Figure scripts
— Start —
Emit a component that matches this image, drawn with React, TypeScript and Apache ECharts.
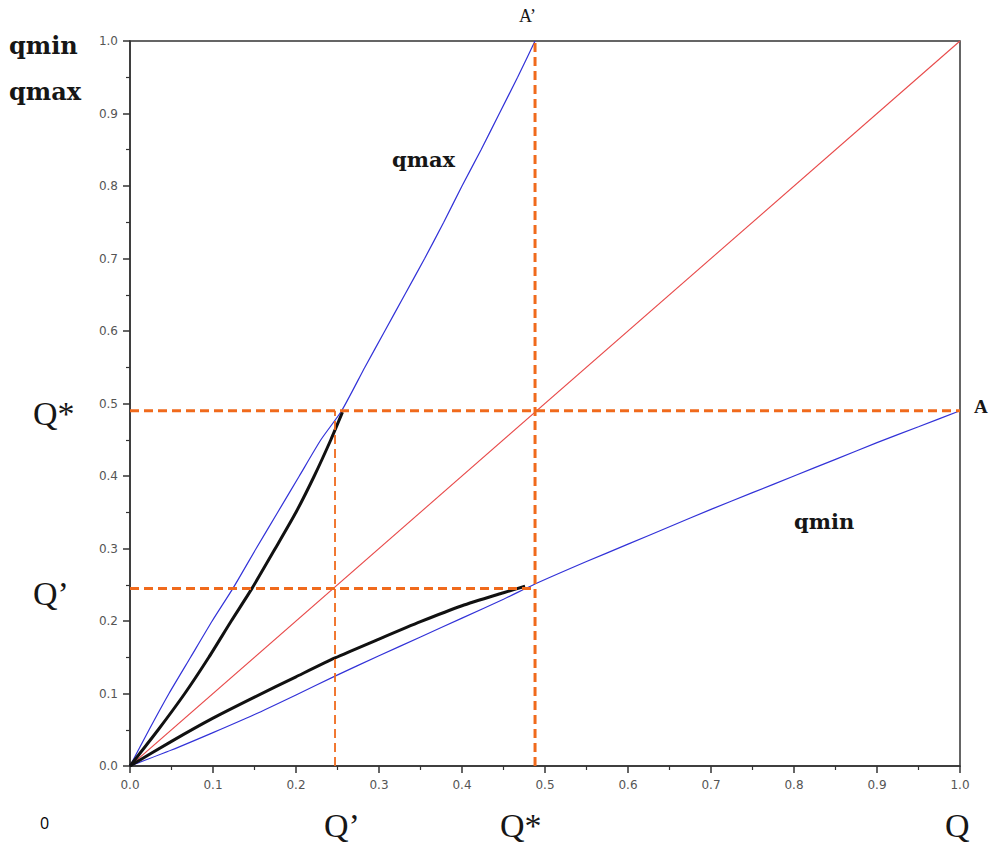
import React, { useEffect, useRef } from "react";
import * as echarts from "echarts";

// Data
const tickLabels = ["0.0", "0.1", "0.2", "0.3", "0.4", "0.5", "0.6", "0.7", "0.8", "0.9", "1.0"];
const diagX = [0, 1];
const diagY = [0, 1];
const qminX = [0, 0.05, 0.1, 0.15, 0.2, 0.247, 0.3, 0.35, 0.4, 0.45, 0.488, 0.55, 0.6, 0.65, 0.7, 0.75, 0.8, 0.85, 0.9, 0.95, 1.0];
const qminY = [0, 0.022, 0.046, 0.071, 0.098, 0.124, 0.152, 0.178, 0.204, 0.23, 0.251, 0.282, 0.306, 0.33, 0.354, 0.377, 0.4, 0.423, 0.446, 0.468, 0.49];
const qmaxX = [0, 0.023, 0.047, 0.073, 0.099, 0.124, 0.152, 0.178, 0.204, 0.23, 0.255, 0.283, 0.307, 0.331, 0.355, 0.378, 0.4, 0.423, 0.445, 0.467, 0.488];
const qmaxY = [0, 0.05, 0.1, 0.15, 0.2, 0.245, 0.3, 0.35, 0.4, 0.45, 0.49, 0.55, 0.6, 0.65, 0.7, 0.75, 0.8, 0.85, 0.9, 0.95, 1.0];
const lowX = [0, 0.05, 0.1, 0.15, 0.2, 0.247, 0.3, 0.35, 0.4, 0.45, 0.476];
const lowY = [0, 0.034, 0.066, 0.095, 0.123, 0.149, 0.175, 0.199, 0.221, 0.239, 0.248];
const upX = [0, 0.034, 0.066, 0.095, 0.122, 0.147, 0.175, 0.2, 0.222, 0.242, 0.256];
const upY = [0, 0.05, 0.1, 0.15, 0.2, 0.245, 0.3, 0.35, 0.4, 0.45, 0.488];
const qStarX = 0.488;
const qStarY = 0.49;
const qPrimeX = 0.247;
const qPrimeY = 0.245;

const zip = (xs: number[], ys: number[]) => xs.map((x, i) => [x, ys[i]]);

const GRID = { left: 130, right: 32, top: 41, bottom: 84 };
const W = 992;
const H = 850;

const ORANGE = "#f06a1c";
const BLUE = "#3232d8";
const WIDE_SERIF = "'DejaVu Serif', serif";
const TIMES = "'Liberation Serif', 'Times New Roman', serif";

export default function App() {
  const ref = useRef<HTMLDivElement>(null);
  useEffect(() => {
    if (!ref.current) return;
    const chart = echarts.init(ref.current, undefined, { renderer: "svg" });
    const axisCommon = {
      type: "value" as const,
      min: 0,
      max: 1,
      interval: 0.1,
      axisLine: { show: true, onZero: false, lineStyle: { color: "#333", width: 1.5 } },
      axisTick: { show: true, inside: false, length: 7, lineStyle: { color: "#333", width: 1.5 } },
      minorTick: { show: true, splitNumber: 2, length: 4, lineStyle: { color: "#333", width: 1.2 } },
      splitLine: { show: false },
      axisLabel: {
        color: "#555",
        fontFamily: "'DejaVu Sans', sans-serif",
        fontSize: 12,
        formatter: (v: number) => tickLabels[Math.round(v * 10)] ?? "",
      },
    };
    const line = (name: string, data: number[][], color: string, width: number, type: any = "solid", z = 2) => ({
      name,
      type: "line" as const,
      data,
      showSymbol: false,
      symbol: "none",
      smooth: type === "solid" ? 0.2 : false,
      lineStyle: { color, width, type },
      z,
      silent: true,
    });
    const text = (t: string, x: number, y: number, size: number, font: string, extra: any = {}) => ({
      type: "text" as const,
      x,
      y,
      style: { text: t, fontFamily: font, fontSize: size, fill: "#161616", ...extra },
    });
    chart.setOption({
      animation: false,
      backgroundColor: "#fff",
      grid: { ...GRID, show: true, borderColor: "#333", borderWidth: 1.5, backgroundColor: "transparent" },
      xAxis: { ...axisCommon, axisLabel: { ...axisCommon.axisLabel, margin: 13 } },
      yAxis: { ...axisCommon, axisLabel: { ...axisCommon.axisLabel, margin: 12 } },
      series: [
        line("diag", zip(diagX, diagY), "#e84a4a", 1.1),
        line("qmin", zip(qminX, qminY), BLUE, 1.2),
        line("qmax", zip(qmaxX, qmaxY), BLUE, 1.2),
        line("low", zip(lowX, lowY), "#111", 3),
        line("up", zip(upX, upY), "#111", 3),
        line("hQs", [[0, qStarY], [1, qStarY]], ORANGE, 3, [9, 5], 5),
        line("hQp", [[0, qPrimeY], [qStarX, qPrimeY]], ORANGE, 3, [9, 5], 5),
        line("vQs", [[qStarX, 0], [qStarX, 1]], ORANGE, 3, [9, 5], 5),
        line("vQp", [[qPrimeX, 0], [qPrimeX, qStarY]], ORANGE, 1.8, [9, 5], 5),
      ],
      graphic: [
        text("qmin", 9, 33, 24, WIDE_SERIF, { fontWeight: "bold" }),
        text("qmax", 9, 79, 24, WIDE_SERIF, { fontWeight: "bold" }),
        text("qmax", 392, 149, 21, WIDE_SERIF, { fontWeight: "bold" }),
        text("qmin", 794, 511, 21, WIDE_SERIF, { fontWeight: "bold" }),
        text("Q*", 33, 396, 34, TIMES),
        text("Q\u2019", 33, 576, 34, TIMES),
        text("Q\u2019", 324, 808, 34, TIMES),
        text("Q*", 500, 808, 34, TIMES),
        text("Q", 945, 808, 34, TIMES),
        text("A\u2019", 519, 7, 18, TIMES),
        text("A", 974, 397, 19, TIMES, { fontWeight: "bold" }),
        text("0", 40, 815, 16, "'Open Sans', sans-serif", { fill: "#000" }),
      ],
    });
    return () => chart.dispose();
  }, []);
  return <div ref={ref} style={{ position: "fixed", left: 0, top: 0, width: W, height: H }} />;
}
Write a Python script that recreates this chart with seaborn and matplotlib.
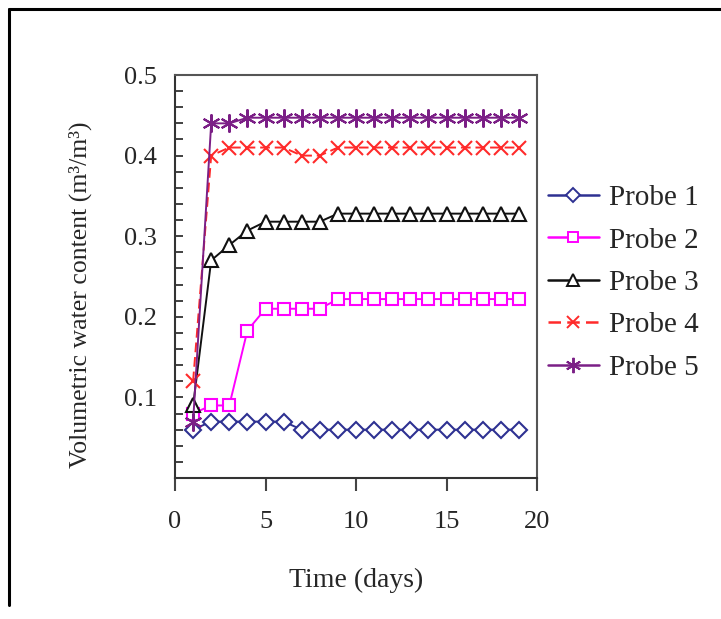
import numpy as np
import pandas as pd
import seaborn as sns
import matplotlib.pyplot as plt
from matplotlib.lines import Line2D
from matplotlib.ticker import MultipleLocator, FixedLocator

days = list(range(1, 20))
probe1 = [0.06, 0.07, 0.07, 0.07, 0.07, 0.07] + [0.06] * 13
probe2 = [0.08, 0.09, 0.09, 0.183, 0.21, 0.21, 0.21, 0.21] + [0.222] * 11
probe3 = [0.09, 0.27, 0.289, 0.307, 0.318, 0.318, 0.318, 0.318] + [0.328] * 11
probe4 = [0.12, 0.40, 0.41, 0.41, 0.41, 0.41, 0.40, 0.40] + [0.41] * 11
probe5 = [0.07, 0.44, 0.44] + [0.447] * 16
names = ["Probe 1", "Probe 2", "Probe 3", "Probe 4", "Probe 5"]
series = [probe1, probe2, probe3, probe4, probe5]

colors = ["#2e3192", "#ff00ff", "#111111", "#ff2a2a", "#7b1f86"]
markers = ["D", "s", "^", "x", (6, 2, 0)]
msizes = [8.5, 9, 10.5, 10, 13]
styles = ["-", "-", "-", (0, (5, 2.5)), "-"]

sns.set_style("ticks")
plt.rcParams["font.family"] = ["Liberation Serif", "DejaVu Serif"]

fig = plt.figure(figsize=(7.21, 6.19), dpi=100)
ax = fig.add_axes([175 / 721, 1 - 478 / 619, (537 - 175) / 721, (478 - 75) / 619])

for name, vals, c, m, ms, ls in zip(names, series, colors, markers, msizes, styles):
    df = pd.DataFrame({"day": days, "vwc": vals})
    sns.lineplot(data=df, x="day", y="vwc", ax=ax, color=c, marker=m, markersize=ms,
                 markerfacecolor="white" if m in ("D", "s", "^") else c,
                 markeredgecolor=c, markeredgewidth=1.5, linewidth=1.4,
                 linestyle=ls, label=name, legend=False)

ax.set_xlim(0, 20)
ax.set_ylim(0, 0.5)
ax.xaxis.set_major_locator(FixedLocator([0, 5, 10, 15, 20]))
ax.yaxis.set_major_locator(FixedLocator([0.1, 0.2, 0.3, 0.4, 0.5]))
ax.yaxis.set_minor_locator(MultipleLocator(0.02))
ax.set_yticklabels(["0.1", "0.2", "0.3", "0.4", "0.5"])
ax.tick_params(axis="x", direction="out", length=9, width=1.5, pad=15, labelsize=19, color="#444444")
ax.tick_params(axis="y", which="both", direction="in", length=6, width=1.3, pad=13, labelsize=19, color="#333333")
ax.tick_params(axis="y", which="minor", left=True)

for side, sp in ax.spines.items():
    sp.set_linewidth(1.5)
    sp.set_color("#555555" if side in ("top", "right") else "#333333")

ax.set_xlabel("Time (days)", fontsize=20, labelpad=25)
ax.set_ylabel("Volumetric water content (m³/m³)", fontsize=18.5)
ax.yaxis.set_label_coords(-0.228, 0.454)

handles = [Line2D([], [], color=c, marker=m, markersize=ms * 0.85,
                  markerfacecolor="white" if m in ("D", "s", "^") else c,
                  markeredgecolor=c, markeredgewidth=1.4, linewidth=1.8, linestyle=ls)
           for c, m, ms, ls in zip(colors, markers, msizes, styles)]
fig.legend(handles, names, loc="upper left", bbox_to_anchor=(536 / 721, 1 - 173 / 619),
           frameon=False, fontsize=21, handlelength=1.75, handletextpad=0.35,
           labelspacing=0.55, borderaxespad=0)

fig.add_artist(Line2D([9 / 721, 1.0], [1 - 9 / 619, 1 - 9 / 619], color="black", linewidth=2.2,
                      transform=fig.transFigure))
fig.add_artist(Line2D([9 / 721, 9 / 721], [1 - 9 / 619, 1 - 605 / 619], color="black", linewidth=2.2,
                      transform=fig.transFigure))

fig.savefig("out.png", dpi=100, facecolor="white")
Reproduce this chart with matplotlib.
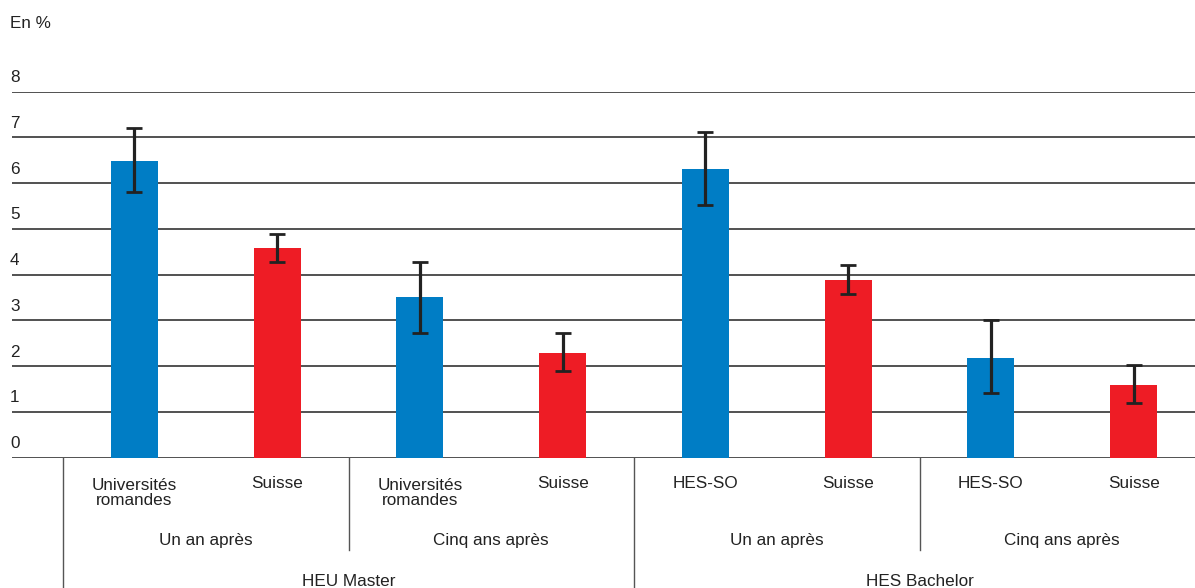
— End —
Work required
Using the entries above, transcribe every line from the line containing "Write a Python" through the line containing "series = [probe1, probe2, probe3, probe4, probe5]". Do not copy pictures.

Answer for this exercise
Write a Python script that recreates this chart with seaborn and matplotlib.
import numpy as np
import pandas as pd
import seaborn as sns
import matplotlib.pyplot as plt
from matplotlib.lines import Line2D
from matplotlib.ticker import MultipleLocator, FixedLocator

days = list(range(1, 20))
probe1 = [0.06, 0.07, 0.07, 0.07, 0.07, 0.07] + [0.06] * 13
probe2 = [0.08, 0.09, 0.09, 0.183, 0.21, 0.21, 0.21, 0.21] + [0.222] * 11
probe3 = [0.09, 0.27, 0.289, 0.307, 0.318, 0.318, 0.318, 0.318] + [0.328] * 11
probe4 = [0.12, 0.40, 0.41, 0.41, 0.41, 0.41, 0.40, 0.40] + [0.41] * 11
probe5 = [0.07, 0.44, 0.44] + [0.447] * 16
names = ["Probe 1", "Probe 2", "Probe 3", "Probe 4", "Probe 5"]
series = [probe1, probe2, probe3, probe4, probe5]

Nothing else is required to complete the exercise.